Re: Chess symbols, ZWJ, Opentype and holly type ornaments.

From: Doug Ewell (dewell@adelphia.net)
Date: Thu Jun 20 2002 - 02:48:40 EDT


Barry Caplan <bcaplan@i18n.com> wrote:

>> Please stop bothering the list with your PUA plans: nobody cares --
>> that's what the "P" means.
>
> Is that is the consensus here? .... Would it be nice to have a place
> to publicize PUA uses so that the codepoints can be used? Something
> like CPAN for Perl perhaps? Otherwise it seems like a lot of wheels
> might be reinvented...
>
> I do agree that maybe this list isn't the best place to announce such
> stuff, esp. if it gets to be high volume, but it seems like useful
> information to collect and disseminate to me....

There are two issues here. One is that, no, the list isn't the best
place to plop a 2,000-word essay explaining some ideas you are mulling
around in your head. It's better to upload something like that to a Web
site and post a relatively brief announcement to the list, so interested
people can have a look.

William did just that on Tuesday in his message "Chess fount code points
(Private Use Area) now published." and I for one appreciated it.

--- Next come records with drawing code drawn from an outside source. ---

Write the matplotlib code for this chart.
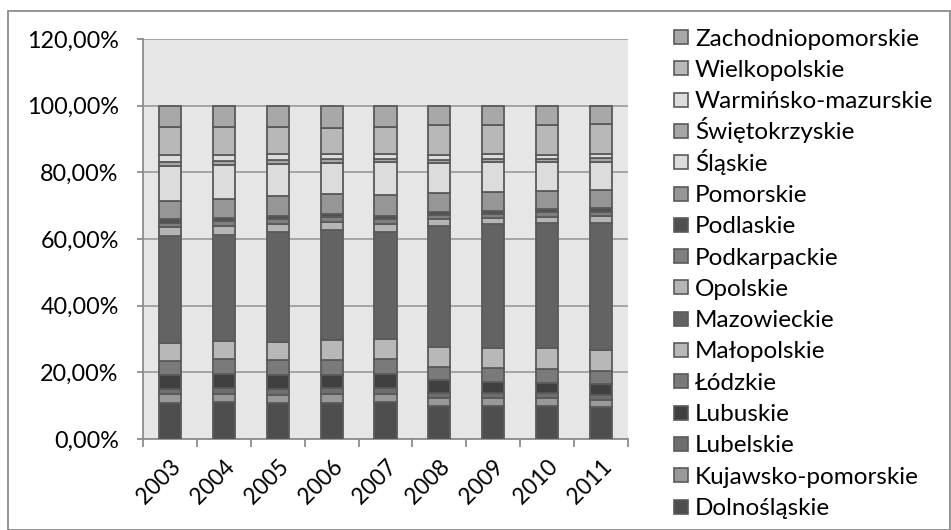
import numpy as np
import matplotlib
matplotlib.use("Agg")
import matplotlib.pyplot as plt
from matplotlib.patches import Rectangle

plt.rcParams['font.family'] = ['Lato', 'DejaVu Sans']

years = ["2003", "2004", "2005", "2006", "2007", "2008", "2009", "2010", "2011"]

# udział procentowy, od dołu słupka
regions = ["Dolnośląskie", "Kujawsko-pomorskie", "Lubelskie", "Lubuskie", "Łódzkie",
           "Małopolskie", "Mazowieckie", "Opolskie", "Podkarpackie", "Podlaskie",
           "Pomorskie", "Śląskie", "Świętokrzyskie", "Warmińsko-mazurskie",
           "Wielkopolskie", "Zachodniopomorskie"]

dolnoslaskie = [10.8, 11.1, 10.8, 10.8, 11.0, 9.8, 9.8, 9.8, 9.6]
kujawsko = [2.6, 2.5, 2.5, 2.6, 2.6, 2.5, 2.5, 2.4, 2.2]
lubelskie = [1.7, 1.8, 1.8, 1.8, 1.8, 1.6, 1.4, 1.5, 1.3]
lubuskie = [4.0, 4.0, 4.0, 4.0, 4.2, 3.7, 3.4, 3.2, 3.3]
lodzkie = [4.4, 4.7, 4.6, 4.5, 4.5, 4.0, 4.2, 4.2, 4.0]
malopolskie = [5.2, 5.3, 5.3, 5.9, 5.9, 6.0, 6.1, 6.2, 6.4]
mazowieckie = [32.2, 31.8, 33.0, 33.0, 32.1, 36.3, 37.0, 37.6, 38.1]
opolskie = [2.6, 2.6, 2.4, 2.4, 2.5, 2.2, 2.0, 1.8, 2.0]
podkarpackie = [1.4, 1.5, 1.5, 1.6, 1.5, 1.2, 1.2, 1.3, 1.3]
podlaskie = [1.0, 0.9, 0.9, 0.9, 0.9, 0.8, 0.9, 0.9, 1.0]
pomorskie = [5.6, 5.7, 6.0, 6.1, 6.2, 5.8, 5.6, 5.4, 5.4]
slaskie = [10.4, 10.2, 9.8, 9.2, 9.9, 8.9, 8.9, 8.9, 8.6]
swietokrzyskie = [1.3, 1.2, 1.1, 1.1, 1.0, 0.9, 1.0, 0.9, 1.0]
warminsko = [2.0, 1.9, 1.7, 1.6, 1.5, 1.4, 1.4, 1.2, 1.4]
wielkopolskie = [8.5, 8.4, 8.2, 7.9, 8.0, 9.0, 8.9, 8.8, 8.8]
zachodnio = [6.3, 6.3, 6.3, 6.5, 6.3, 5.8, 5.6, 5.8, 5.5]

series = [dolnoslaskie, kujawsko, lubelskie, lubuskie, lodzkie, malopolskie,
          mazowieckie, opolskie, podkarpackie, podlaskie, pomorskie, slaskie,
          swietokrzyskie, warminsko, wielkopolskie, zachodnio]

colors = ["#4e4e4e", "#999999", "#6e6e6e", "#404040", "#7a7a7a", "#b8b8b8",
          "#636363", "#b5b5b5", "#7f7f7f", "#4f4f4f", "#969696", "#dcdcdc",
          "#a6a6a6", "#dddddd", "#b8b8b8", "#a8a8a8"]

W, H = 951, 530
fig = plt.figure(figsize=(W/100, H/100), dpi=100)
ax = fig.add_axes([143/W, 1-439/H, (628-143)/W, (439-39)/H])
ax.set_facecolor("#e6e6e6")

x = np.arange(len(years))
bottom = np.zeros(len(years))
for name, vals, c in zip(regions, series, colors):
    v = np.array(vals) / 100.0
    ax.bar(x, v, 0.41, bottom=bottom, color=c, edgecolor="#5a5a5a",
           linewidth=1.3, label=name, zorder=3)
    bottom += v

ax.set_xlim(-0.5, len(years) - 0.5)
ax.set_ylim(0, 1.2)
yt = np.arange(0, 1.21, 0.2)
ax.set_yticks(yt)
ax.set_yticklabels([("%.2f%%" % (t*100)).replace(".", ",") for t in yt], fontsize=16.8)
ax.yaxis.grid(True, color="#a0a0a0", linewidth=1.3, zorder=0)
ax.set_axisbelow(True)

ax.set_xticks(x)
ax.set_xticklabels(years, fontsize=16.3, rotation=45, ha="right", va="top",
                   rotation_mode="anchor")
ax.set_xticks(np.arange(-0.5, len(years)), minor=True)
ax.tick_params(axis="x", which="major", length=0, pad=12)
ax.tick_params(axis="x", which="minor", length=5.5, width=1.3, color="#8c8c8c")
ax.tick_params(axis="y", length=4.5, width=1.3, color="#8c8c8c", pad=13)

for s in ["top", "right"]:
    ax.spines[s].set_visible(False)
for s in ["left", "bottom"]:
    ax.spines[s].set_color("#8c8c8c")
    ax.spines[s].set_linewidth(1.3)

# legenda rysowana ręcznie, żeby zachować równe odstępy
for i, (name, c) in enumerate(zip(regions[::-1], colors[::-1])):
    yc = 37 + i * 31.3
    fig.patches.append(Rectangle((674/W, 1-(yc+7)/H), 14/W, 14/H,
                                 transform=fig.transFigure, facecolor=c,
                                 edgecolor="#5a5a5a", linewidth=1.2))
    fig.text(695/W, 1-(yc+8.5)/H, name, fontsize=17.5, va="baseline", ha="left")

fig.patches.append(Rectangle((8/W, 0.5/H), 942/W, 519/H, transform=fig.transFigure,
                             fill=False, edgecolor="#8c8c8c", linewidth=1.3))

fig.savefig("out.png", dpi=100)
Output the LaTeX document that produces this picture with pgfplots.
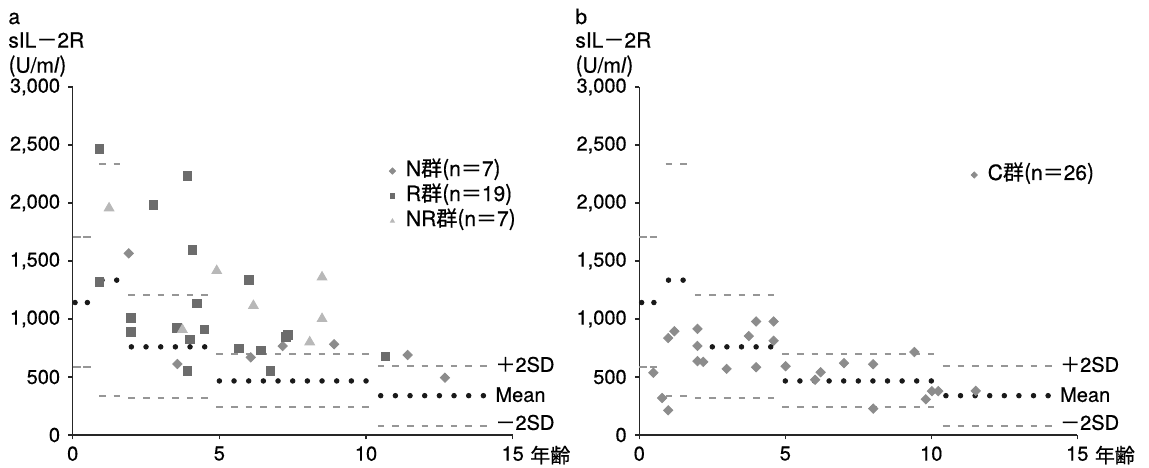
\documentclass[border=0pt]{standalone}
\usepackage{pgfplots}
\pgfplotsset{compat=1.18}
\usepackage{fontspec}
\setmainfont{TeX Gyre Heros}[FakeBold=0.5]
\newfontfamily\jp{Noto Sans CJK JP}[FakeBold=0.5]

\definecolor{cN}{HTML}{8C8C8C}
\definecolor{cR}{HTML}{6C6C6C}
\definecolor{cNR}{HTML}{B8B8B8}
\definecolor{cSD}{HTML}{969696}
\newcommand\f{\fontsize{10}{12}\selectfont}
\newcommand\g{\fontsize{10.5}{12.6}\selectfont}

\pgfplotsset{
  panel/.style={
    width=220pt, height=174pt, scale only axis,
    xmin=0, xmax=15, ymin=0, ymax=3000,
    axis lines*=left,
    xtick={0,5,10,15}, ytick={0,500,...,3000},
    tick align=outside, major tick length=2.2pt,
    tick style={black!85, line width=0.6pt},
    axis line style={black!85, line width=0.7pt},
    /pgf/number format/1000 sep={,},
    /pgf/number format/assume math mode=true,
    ticklabel style={font=\f},
    yticklabel style={xshift=-0.6pt},
    clip=false,
    legend cell align=left,
    legend style={draw=none, fill=none, inner sep=0pt, anchor=north west,
      font=\g, row sep=1.5pt,
      nodes={inner sep=1pt, text height=7pt, text depth=2pt},
      /tikz/every odd column/.append style={column sep=4.2pt}},
    legend image code/.code={\draw[##1, mark size=1.1pt] plot coordinates {(0pt,0pt)};},
  },
  sdline/.style={cSD, line width=1.1pt, dash pattern=on 3.3pt off 4pt, forget plot},
  sdshort/.style={cSD, line width=1.1pt, dash pattern=on 4pt off 1.3pt, forget plot},
  meandots/.style={only marks, mark=*, mark size=1.15pt, black!90, forget plot},
  diam/.style={only marks, mark=square*, mark size=1.65pt, mark options={rotate=45}, cN},
}

% reference band: +2SD, mean, -2SD by age
\newcommand\refcurves{%
  \addplot[sdshort] coordinates {(0,1709) (0.62,1709)};
  \addplot[sdline] coordinates {(0.9,2335) (1.62,2335)};
  \addplot[sdline] coordinates {(1.9,1205) (4.6,1205)};
  \addplot[sdline] coordinates {(4.9,696) (10.1,696)};
  \addplot[sdline] coordinates {(10.4,598) (14.15,598)};
  \addplot[sdshort] coordinates {(0,589) (0.62,589)};
  \addplot[sdline] coordinates {(0.9,339) (1.62,339)};
  \addplot[sdline] coordinates {(1.9,322) (4.6,322)};
  \addplot[sdline] coordinates {(4.9,239) (10.1,239)};
  \addplot[sdline] coordinates {(10.4,80) (14.15,80)};
  \addplot[meandots] coordinates {(0.08,1142) (0.5,1142) (1.0,1335) (1.5,1335)
    (2,760) (2.5,760) (3,760) (3.5,760) (4,760) (4.5,760)
    (5,466) (5.5,466) (6,466) (6.5,466) (7,466) (7.5,466) (8,466) (8.5,466) (9,466) (9.5,466) (10,466)
    (10.5,339) (11,339) (11.5,339) (12,339) (12.5,339) (13,339) (13.5,339) (14,339)};
  \node[anchor=base west, inner sep=0pt, font=\f] at (axis cs:14.4,545) {{\jp ＋}2SD};
  \node[anchor=base west, inner sep=0pt, font=\f] at (axis cs:14.4,286) {Mean};
  \node[anchor=base west, inner sep=0pt, font=\f] at (axis cs:14.4,45) {{\jp －}2SD};
  \node[anchor=base west, inner sep=0pt, font=\f] at ([xshift=8.6pt,yshift=-13.85pt]axis cs:15,0) {\jp 年齢};
}

\begin{document}
\begin{tikzpicture}
\begin{axis}[panel, at={(0pt,0pt)}, anchor=origin,
  legend style={at={(axis cs:10.78,2374)}}]
  \refcurves
  \addplot[diam] coordinates {(1.91,1566) (3.57,612) (6.07,670) (7.16,767) (8.91,782) (11.42,690) (12.69,494)};
  \addlegendentry{N{\jp 群(}n{\jp ＝}7{\jp )}}
  \addplot[only marks, mark=square*, mark size=2.2pt, cR] coordinates {(0.91,2466) (0.91,1322) (1.99,1011) (1.99,891) (2.75,1983) (3.55,925) (3.91,2233) (3.91,554) (4.0,825) (4.08,1595) (4.23,1135) (4.49,911) (5.66,747) (6.0,1336) (6.41,730) (6.74,554) (7.27,847) (7.34,862) (10.66,678)};
  \addlegendentry{R{\jp 群(}n{\jp ＝}19{\jp )}}
  \addplot[only marks, mark=triangle*, mark size=2.8pt, cNR] coordinates {(1.24,1956) (3.74,907) (4.91,1416) (6.16,1115) (8.08,801) (8.5,1361) (8.5,1002)};
  \addlegendentry{NR{\jp 群(}n{\jp ＝}7{\jp )}}
\end{axis}
\begin{axis}[panel, at={(283.3pt,0pt)}, anchor=origin, width=219pt,
  legend style={at={(axis cs:11.35,2340)}}]
  \refcurves
  \addplot[diam] coordinates {(0.48,537) (0.78,319) (0.99,213) (0.99,836) (1.2,895) (1.99,915) (1.99,768) (1.99,637) (2.19,631) (2.99,570) (3.75,853) (4.0,979) (4.0,584) (4.6,979) (4.6,812) (5.01,593) (6.02,476) (6.21,541) (7.01,619) (8.01,610) (8.01,227) (9.42,715) (9.81,308) (10.02,378) (10.24,378) (11.52,380)};
  \addlegendentry{C{\jp 群(}n{\jp ＝}26{\jp )}}
\end{axis}
\node[anchor=base west, inner sep=0pt, font=\g] at (-32.35pt,205.5pt) {a};
\node[anchor=base west, inner sep=0pt, font=\g] at (-32.35pt,193.7pt) {sIL{\jp －}2R};
\node[anchor=base west, inner sep=0pt, font=\g] at (-32.35pt,181.2pt) {{\jp (}U/m\textit{l}{\jp )}};
\node[anchor=base west, inner sep=0pt, font=\g] at (251.15pt,205.5pt) {b};
\node[anchor=base west, inner sep=0pt, font=\g] at (251.15pt,193.7pt) {sIL{\jp －}2R};
\node[anchor=base west, inner sep=0pt, font=\g] at (251.15pt,181.2pt) {{\jp (}U/m\textit{l}{\jp )}};
\pgfresetboundingbox
\path (-36.35pt,-16pt) rectangle (538.15pt,217.5pt);
\end{tikzpicture}
\end{document}
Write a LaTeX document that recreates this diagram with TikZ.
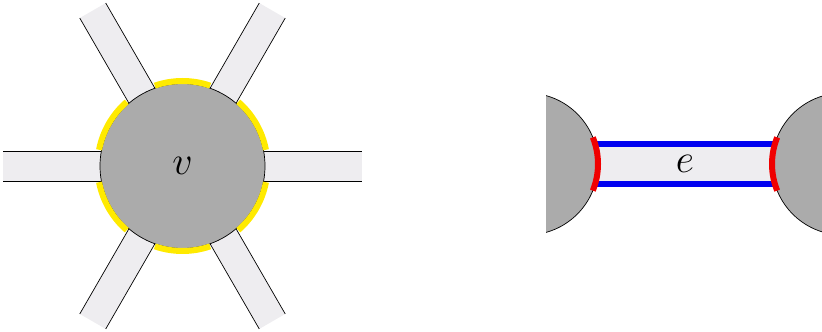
\RequirePackage{fix-cm}
\documentclass[tikz,border=0pt]{standalone}
\definecolor{diskgray}{RGB}{171,171,171}
\definecolor{bandgray}{RGB}{238,237,240}
\definecolor{hiyellow}{RGB}{255,234,0}
\definecolor{hiblue}{RGB}{0,0,240}
\definecolor{hired}{RGB}{240,0,0}
\usetikzlibrary{calc}

\tikzset{
  disk/.style={fill=diskgray, draw=black, line width=0.7pt},
  band/.style={fill=bandgray},
  bandside/.style={draw=black, line width=0.7pt},
  portyellow/.style={draw=hiyellow, line width=6pt},
  sideblue/.style={draw=hiblue, line width=6pt},
  endred/.style={draw=hired, line width=6pt},
  biglabel/.style={inner sep=0pt, font=\fontsize{40}{44}\selectfont}
}

\begin{document}
\begin{tikzpicture}[x=1pt, y=1pt]
  \useasboundingbox (0,0) rectangle (822,332);

  % vertex with six half-edges
  \coordinate (c) at (182.5,166);
  \foreach \a in {0,60,...,300} {
    \begin{scope}[shift={(c)}, rotate=\a]
      \fill[band] (0,-15) rectangle (179.5,15);
      \draw[bandside] (0,15) -- (179.5,15) (0,-15) -- (179.5,-15);
    \end{scope}
  }
  \draw[disk] (c) circle[radius=82.5];
  \foreach \a in {0,60,...,300} {
    \draw[portyellow] ($(c)+(\a+11:85)$) arc[start angle=\a+11, end angle=\a+49, radius=85];
  }
  \node[biglabel] (v) at (c) {$v$};

  % edge between two vertices
  \begin{scope}
    \clip (546,0) rectangle (822,332);
    \coordinate (l) at (527,168);
    \coordinate (r) at (843,168);
    \fill[band] ($(l)+(0,-20)$) rectangle ($(r)+(0,20)$);
    \draw[disk] (l) circle[radius=71];
    \draw[disk] (r) circle[radius=71];
    \draw[sideblue] ($(l)+(68.1,20)$) -- ($(r)+(-68.1,20)$);
    \draw[sideblue] ($(l)+(68.1,-20)$) -- ($(r)+(-68.1,-20)$);
    \draw[endred] ($(l)+(-22:71)$) arc[start angle=-22, end angle=22, radius=71];
    \draw[endred] ($(r)+(158:71)$) arc[start angle=158, end angle=202, radius=71];
    \node[biglabel] (e) at ($(l)!0.5!(r)$) {$e$};
  \end{scope}
\end{tikzpicture}
\end{document}
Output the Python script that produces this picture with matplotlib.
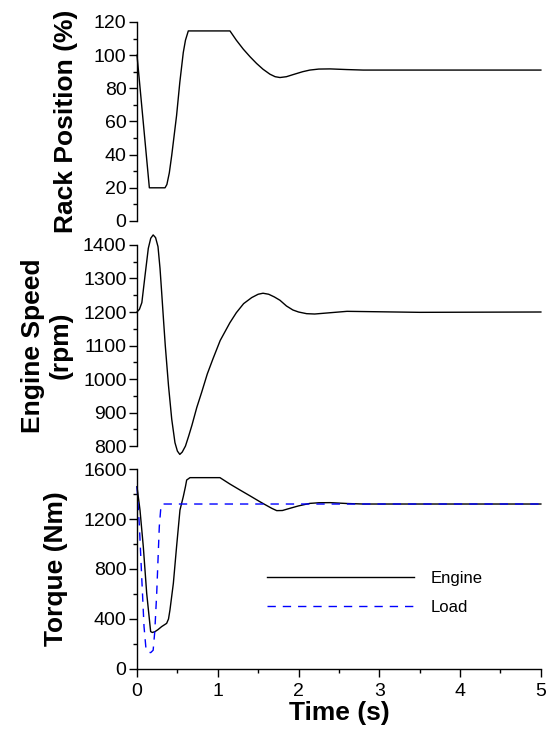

There's another issue, though, and that is the content. William's
essays have been about using the Private Use Area to encode ligatures,
glyph variants, ornamental borders, and other things that simply do not
belong in a character encoding framework, public or private. They are
problems to be solved with markup or with existing Unicode mechanisms
(like ZWJ for ligatures), not by allocating new characters. A little
familiarity with the basics of character encoding in general, and
Unicode policies in particular, would do a world of good here.

To make matters worse, we keep seeing the same type of proposals over
and over again, despite the repeated advice of top Unicode experts and
insiders that the proposals are misguided and inappropriate. There are
continued references to these PUA creations being "promoted" to Unicode,
and continued musings about the Unicode Technical Committee
"reconsidering" or "revisiting" decisions that are at the very core of
its policies.

Advice is not being heeded and lessons are not being learned. That is
what leads someone like Christopher to write "Please stop bothering the
list" -- no other wording appears to be strong enough.

Now, I may be on somewhat shaky ground in criticizing William's PUA
proposals for being outside the mainstream. I have a few unorthodox
opinions of my own. In particular, I happen to like the Plane 14
language tags and feel they should not be deprecated quite as strongly
as they are. I agree with the Unicode Standard that language tagging is
usually not necessary and that many higher-level protocols offer better
mechanisms for handling it. Even so, there are cases (rare though they
may be) where language tagging in plain text can be beneficial, and I
feel it is wrong for Unicode to offer me a solution and then tell me
that I must never use it, except in the presence of "special protocols"
which are never identified. I think Plane 14 language tags should be
available for responsible adults to use WHEN they are appropriate and
WHEN there is no higher-level protocol like XML to handle out-of-band
tagging.

I'm also a fan of SCSU, which, although published as a Unicode Technical
Standard, doesn't seem to get much respect or support from the Unicode
cognoscenti (Markus Scherer being a notable exception). I keep hearing
that its stateful design and use of sub-0x20 bytes make it unsuitable
for all kinds of purposes, and that general-purpose compression methods
are more efficient and better-supported. The fact is, SCSU is a
surprisingly effective compression technique that requires very little
overhead, is easy to decode, and is not tied to any single vendor's
implementation. But sometimes I think I'm the only one who feels that
way.

And, of course, I've created (and described on the list) several
experimental Transformation Formats and shared my experiences with
others who have done the same. This annoys some UTC members who feel
that this is not an appropriate activity or worry that people are likely
to confuse the "real" UTFs with the experiments.

So I'm not totally in the Unicode mainstream. But at least I like to
think I am listening to the advice of others and that I don't bombard
the list repeatedly with the same messages.

The "consensus," if any, seems to be that it is the *combination* of
repetitive, overly verbose essays about topics contrary to the
principles of Unicode that is annoying list members.